Researchers found youngsters are being sent sex texts, or 'sexts', often by their school friends.
The messages contain images of sex acts involving young people and of youngsters - both boys and girls - exposing themselves.

Common ‘sexts’ include images of young boys exposing themselves or masturbating, boys who have requested girls to remove their clothing and images of sexual acts which would be considered by most as pornographic.

Material is often Bluetoothed, added to home built websites, uploaded onto social networking groups and sent around by email or text.

Cases of sexting have been well documented in the US and Australia, but little is known of young people’s exposure to sexting and other forms of peer to peer (sexual) anti social behaviour via mobile phones and the internet.

The most common ways of communicating sexually explicit material are via Bluetooth, by uploading it on to a personal website or social networking site, or by e-mailing and texting it to individuals.

Nearly one in three said they were using an online messaging service when content of a distressing sexual nature was introduced.

A higher proportion of women than men said this was the case - 31% as opposed to 24%.

Beatbullying’s research of 11-18 year-olds found that:

  • 38% said they had received a sexually explicit or distressing text or email (male: 36% | female: 39%)
  • 70% of young people knew the sender of the message.
  • 45% of messages were from a peer, 23% from a current boyfriend / girlfriend and just 2% from adults
  • Of the 25% who received an offensive sexual image, 55% were issued via mobile phone
  • 29% have been chatting online chat when someone started talking about offensive or up-setting sexual things (male: 24% | female: 31%)
  • In this instance, 45% said the chat was instigated by a peer, 10% by an ex-partner and 2% by an adult

Emma –Jane Cross, chief executive of Beatbullying, said: “Beatbullying surveyed two thousand young people to understand how technology is changing the way they’re communicating and look at how they’re manipulating digital media to bully and pressurise their peers.

“We don’t want to inhibit young people in their exploration of sexuality, but it is important that parents and schools are aware that sexting is a significant issue amongst our children and young people, so together we can act to stop this kind of behaviour before it escalates into something far more problematic. This is about campaigning for the rights of our young people and for digital safety. We need to address the fact that sexual peer to peer contact is being exponentially facilitated through new technologies.

“The Byron report made a commitment to protecting our young people in this complicated new online era, the Government has a duty to ensure it meets these recommendations.

“We need to take series note of what has happened in the US and Australia. To avoid similar cases here, politicians must work together with organisations like Beatbullying to create an intervention and prevention task force in schools and communities.

“This needs to be part of the solution if we are to educate our young people, teachers and families about the consequences of their actions and how to keep safe online as well as offline.”

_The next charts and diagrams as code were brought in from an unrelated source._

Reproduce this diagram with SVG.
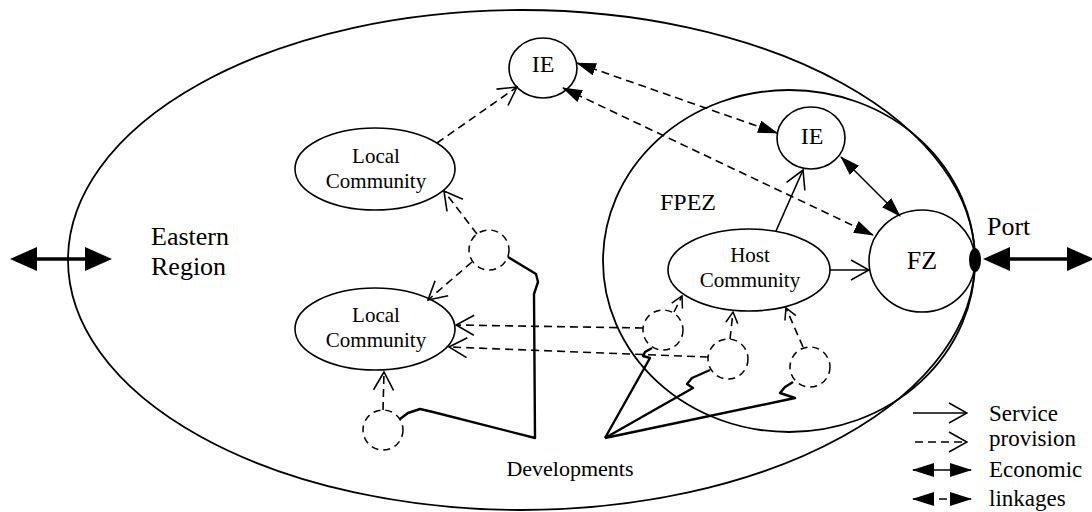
<svg xmlns="http://www.w3.org/2000/svg" width="1092" height="512" viewBox="0 0 1092 512">
<style>
.t{font-family:"Liberation Serif","Times New Roman",serif;fill:#000}
.n{fill:#fff;stroke:#000;stroke-width:1.6}
.big{fill:none;stroke:#000;stroke-width:1.8}
.dc{fill:none;stroke:#000;stroke-width:1.5;stroke-dasharray:7 5}
.c{fill:none;stroke:#000;stroke-width:1.6}
.d{stroke-dasharray:8 5}
.dev{fill:none;stroke:#000;stroke-width:2.4;stroke-linejoin:round}
.thick{fill:none;stroke:#000;stroke-width:3.5}
</style>
<defs>
<marker id="op" viewBox="0 0 20 22" refX="19" refY="11" markerWidth="20" markerHeight="22" markerUnits="userSpaceOnUse" orient="auto">
<path d="M1,1 L19,11 L1,21" fill="none" stroke="#000" stroke-width="1.6"/>
</marker>
<marker id="ops" viewBox="0 0 13 14" refX="12" refY="7" markerWidth="13" markerHeight="14" markerUnits="userSpaceOnUse" orient="auto">
<path d="M1,1 L12,7 L1,13" fill="none" stroke="#000" stroke-width="1.5"/>
</marker>
<marker id="fl" viewBox="0 0 20 13" refX="19" refY="6.5" markerWidth="20" markerHeight="13" markerUnits="userSpaceOnUse" orient="auto-start-reverse">
<path d="M0,0 L20,6.5 L0,13 z" fill="#000"/>
</marker>
<marker id="fll" viewBox="0 0 22 14" refX="21" refY="7" markerWidth="22" markerHeight="14" markerUnits="userSpaceOnUse" orient="auto-start-reverse">
<path d="M0,0 L22,7 L0,14 z" fill="#000"/>
</marker>
</defs>

<g id="region">
<ellipse class="big" cx="521.5" cy="260" rx="453.5" ry="250"/>
<text class="t" x="151" y="245" font-size="26">Eastern</text>
<text class="t" x="151" y="275" font-size="26">Region</text>
</g>
<g id="fpez">
<ellipse class="big" cx="789" cy="261" rx="186" ry="171"/>
<text class="t" x="660" y="210" font-size="24">FPEZ</text>
</g>
<g id="ie-top">
<ellipse class="n" cx="543" cy="68" rx="34" ry="30"/>
<text class="t" x="543" y="72" font-size="24" text-anchor="middle">IE</text>
</g>
<g id="ie-right">
<ellipse class="n" cx="811" cy="138" rx="34" ry="31"/>
<text class="t" x="812" y="144" font-size="24" text-anchor="middle">IE</text>
</g>
<g id="fz">
<ellipse class="n" cx="922" cy="261" rx="53" ry="51"/>
<text class="t" x="922" y="269" font-size="26" text-anchor="middle">FZ</text>
</g>
<g id="port">
<ellipse cx="975" cy="260" rx="6" ry="12" fill="#000"/>
<text class="t" x="987" y="235" font-size="26">Port</text>
</g>
<g id="local-top">
<ellipse class="n" cx="375" cy="169" rx="80" ry="41"/>
<text class="t" x="376" y="163" font-size="21" text-anchor="middle">Local</text>
<text class="t" x="376" y="188" font-size="21" text-anchor="middle">Community</text>
</g>
<g id="local-bottom">
<ellipse class="n" cx="375" cy="329" rx="80" ry="41"/>
<text class="t" x="376" y="322" font-size="21" text-anchor="middle">Local</text>
<text class="t" x="376" y="347" font-size="21" text-anchor="middle">Community</text>
</g>
<g id="host">
<ellipse class="n" cx="749" cy="270" rx="81" ry="41"/>
<text class="t" x="750" y="262" font-size="21" text-anchor="middle">Host</text>
<text class="t" x="750" y="287" font-size="21" text-anchor="middle">Community</text>
</g>
<g id="dev1"><circle class="dc" cx="489" cy="250" r="20"/></g>
<g id="dev2"><circle class="dc" cx="383" cy="430" r="20"/></g>
<g id="dev3"><circle class="dc" cx="663" cy="330" r="20"/></g>
<g id="dev4"><circle class="dc" cx="728" cy="359" r="20"/></g>
<g id="dev5"><circle class="dc" cx="810" cy="367" r="20"/></g>
<g id="developments">
<text class="t" x="570" y="476" font-size="22" text-anchor="middle">Developments</text>
</g>

<g id="connectors">
<line class="c d" x1="437" y1="143" x2="517" y2="87" marker-end="url(#op)"/>
<line class="c d" x1="477" y1="234" x2="444" y2="191" marker-end="url(#op)"/>
<line class="c d" x1="472" y1="262" x2="428" y2="300" marker-end="url(#op)"/>
<line class="c d" x1="643" y1="328" x2="456" y2="325" marker-end="url(#op)"/>
<line class="c d" x1="708" y1="357" x2="449" y2="347" marker-end="url(#op)"/>
<line class="c d" x1="383" y1="410" x2="384" y2="372" marker-end="url(#op)"/>
<line class="c d" x1="674" y1="312" x2="682" y2="296" marker-end="url(#ops)"/>
<line class="c d" x1="730" y1="339" x2="733" y2="312" marker-end="url(#ops)"/>
<line class="c d" x1="803" y1="347" x2="786" y2="308" marker-end="url(#ops)"/>
<line class="c" x1="776" y1="231" x2="803" y2="170" marker-end="url(#op)"/>
<line class="c" x1="830" y1="270" x2="869" y2="270" marker-end="url(#op)"/>
<line class="c d" x1="577" y1="63" x2="777" y2="133" marker-start="url(#fl)" marker-end="url(#fl)"/>
<line class="c d" x1="563" y1="88" x2="873" y2="235" marker-start="url(#fl)" marker-end="url(#fl)"/>
<line class="c" x1="841" y1="157" x2="900" y2="216" marker-start="url(#fl)" marker-end="url(#fl)"/>
<g id="left-arrow">
<line class="thick" x1="34" y1="259" x2="88" y2="259"/>
<polygon points="10,259 37,247 37,271" fill="#000"/>
<polygon points="112,259 85,247 85,271" fill="#000"/>
</g>
<g id="right-arrow">
<line class="thick" x1="1005" y1="259" x2="1070" y2="259"/>
<polygon points="983,259 1010,247 1010,271" fill="#000"/>
<polygon points="1094,259 1067,247 1067,271" fill="#000"/>
</g>
<polyline class="dev" points="508,257 536,274 538,282 534,294 535,438 433,412 420,409 408,413 400,419"/>
<polyline class="dev" points="605,438 650,358 643,356 645,352 652,348"/>
<polyline class="dev" points="605,438 693,388 687,384 692,378 710,370"/>
<polyline class="dev" points="605,438 795,398 780,393 785,387 793,382"/>
</g>

<g id="legend">
<line class="c" x1="913" y1="413" x2="967" y2="413" marker-end="url(#op)"/>
<line class="c d" x1="915" y1="442" x2="967" y2="442" marker-end="url(#op)"/>
<line class="c" x1="913" y1="470" x2="971" y2="470" marker-start="url(#fll)" marker-end="url(#fll)"/>
<line class="c d" x1="913" y1="499" x2="971" y2="499" marker-start="url(#fll)" marker-end="url(#fll)"/>
<text class="t" x="989" y="421" font-size="23">Service</text>
<text class="t" x="989" y="446" font-size="23">provision</text>
<text class="t" x="989" y="477" font-size="23">Economic</text>
<text class="t" x="989" y="506" font-size="23">linkages</text>
</g>
</svg>
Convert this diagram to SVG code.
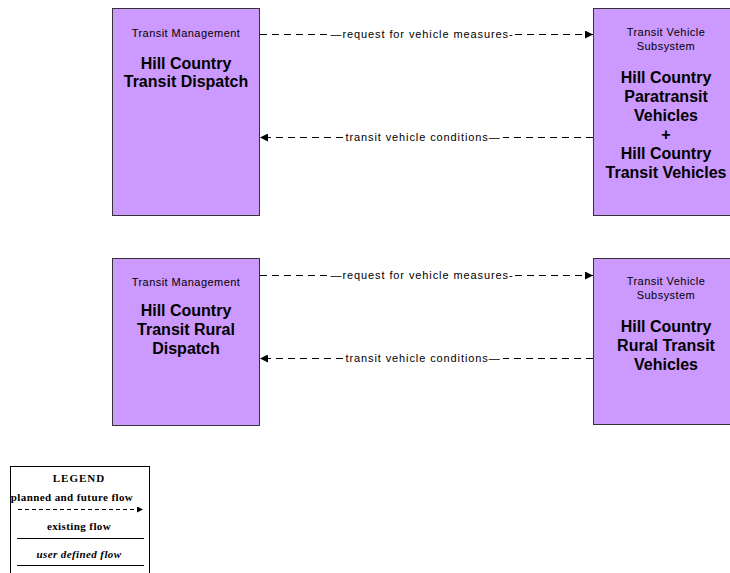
<svg xmlns="http://www.w3.org/2000/svg" width="730" height="573" viewBox="0 0 730 573">
<defs>
<style>
.box{fill:#cc99ff;stroke:#333;stroke-width:1}
.sm{font-family:"Liberation Sans",Arial,sans-serif;font-size:11px;letter-spacing:0.45px;fill:#000;text-anchor:middle}
.bd{font-family:"Liberation Sans",Arial,sans-serif;font-size:16px;font-weight:bold;fill:#000;text-anchor:middle}
.lbl{font-family:"Liberation Sans",Arial,sans-serif;font-size:11px;letter-spacing:0.9px;fill:#000;text-anchor:middle}
.flow{fill:none;stroke:#000;stroke-width:1;stroke-dasharray:7 5}
.solid{fill:none;stroke:#000;stroke-width:1}
.lg{font-family:"Liberation Serif","Times New Roman",serif;font-size:11px;font-weight:bold;fill:#000;text-anchor:middle}
</style>
<marker id="ah" viewBox="0 0 8 8" refX="8" refY="4" markerWidth="8" markerHeight="8" markerUnits="userSpaceOnUse" orient="auto">
<path d="M0,0 L8,4 L0,8 Z" fill="#000"/>
</marker>
<marker id="ahs" viewBox="0 0 6 6" refX="6" refY="3" markerWidth="6" markerHeight="6" markerUnits="userSpaceOnUse" orient="auto">
<path d="M0,0 L6,3 L0,6 Z" fill="#000"/>
</marker>
</defs>
<rect width="730" height="573" fill="#fff"/>

<g id="node-tm1">
<rect class="box" x="112.5" y="8.5" width="147" height="207"/>
<text class="sm" x="186" y="37">Transit Management</text>
<text class="bd" x="186" y="69">Hill Country</text>
<text class="bd" x="186" y="87">Transit Dispatch</text>
</g>

<g id="node-tv1">
<rect class="box" x="593.5" y="8.5" width="148" height="207"/>
<text class="sm" x="666" y="36">Transit Vehicle</text>
<text class="sm" x="666" y="50">Subsystem</text>
<text class="bd" x="666" y="83">Hill Country</text>
<text class="bd" x="666" y="102">Paratransit</text>
<text class="bd" x="666" y="121">Vehicles</text>
<text class="bd" x="666" y="140">+</text>
<text class="bd" x="666" y="159">Hill Country</text>
<text class="bd" x="666" y="178">Transit Vehicles</text>
</g>

<g id="node-tm2">
<rect class="box" x="112.5" y="258.5" width="147" height="167"/>
<text class="sm" x="186" y="286">Transit Management</text>
<text class="bd" x="186" y="316">Hill Country</text>
<text class="bd" x="186" y="335">Transit Rural</text>
<text class="bd" x="186" y="354">Dispatch</text>
</g>

<g id="node-tv2">
<rect class="box" x="593.5" y="258.5" width="148" height="166"/>
<text class="sm" x="666" y="285">Transit Vehicle</text>
<text class="sm" x="666" y="299">Subsystem</text>
<text class="bd" x="666" y="332">Hill Country</text>
<text class="bd" x="666" y="351">Rural Transit</text>
<text class="bd" x="666" y="370">Vehicles</text>
</g>

<g id="connectors">
<path class="flow" d="M260,34.5 H328"/>
<path class="flow" d="M515,34.5 H593" marker-end="url(#ah)"/>
<text class="lbl" x="422" y="38">—request for vehicle measures-</text>

<path class="flow" d="M343,137.5 H260" marker-end="url(#ah)"/>
<path class="flow" d="M593,137.5 H503"/>
<text class="lbl" x="423" y="141">transit vehicle conditions—</text>

<path class="flow" d="M260,275.5 H328"/>
<path class="flow" d="M515,275.5 H593" marker-end="url(#ah)"/>
<text class="lbl" x="422" y="279">—request for vehicle measures-</text>

<path class="flow" d="M343,358.5 H260" marker-end="url(#ah)"/>
<path class="flow" d="M593,358.5 H503"/>
<text class="lbl" x="423" y="362">transit vehicle conditions—</text>
</g>

<g id="legend">
<rect x="10.5" y="466.5" width="139" height="120" fill="#fff" stroke="#000" stroke-width="1"/>
<text class="lg" x="79" y="482" style="letter-spacing:1px">LEGEND</text>
<text class="lg" x="72" y="501" style="letter-spacing:0.4px">planned and future flow</text>
<path class="flow" d="M18,509.5 H143" style="stroke-dasharray:4 3" marker-end="url(#ahs)"/>
<text class="lg" x="79" y="530" style="letter-spacing:0.4px">existing flow</text>
<path class="solid" d="M17,538.5 H144"/>
<text class="lg" x="79" y="558" style="font-style:italic;letter-spacing:0.4px">user defined flow</text>
<path class="solid" d="M17,565.5 H144"/>
</g>
</svg>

A spokesman for the Child Exploitation and Online Protection Centre (CEOP) said there were concerns that images, once taken, could find their way into the hands of paedophiles. Anyone holding images of youngsters or passing them on could be breaking the law, he warned.

'As mobile phones with cameras and internet access are readily available these days - and, indeed, the increased use of Bluetooth technology - images can be shared easily and at a reduced cost between friends at school,' he said.

'If you are worried that your child may be receiving or even sending indecent images on their mobiles, you should talk to them about the consequences of their actions.

'Make them aware that, once the image has been sent, they have lost control of that image and anyone can potentially have a look at it."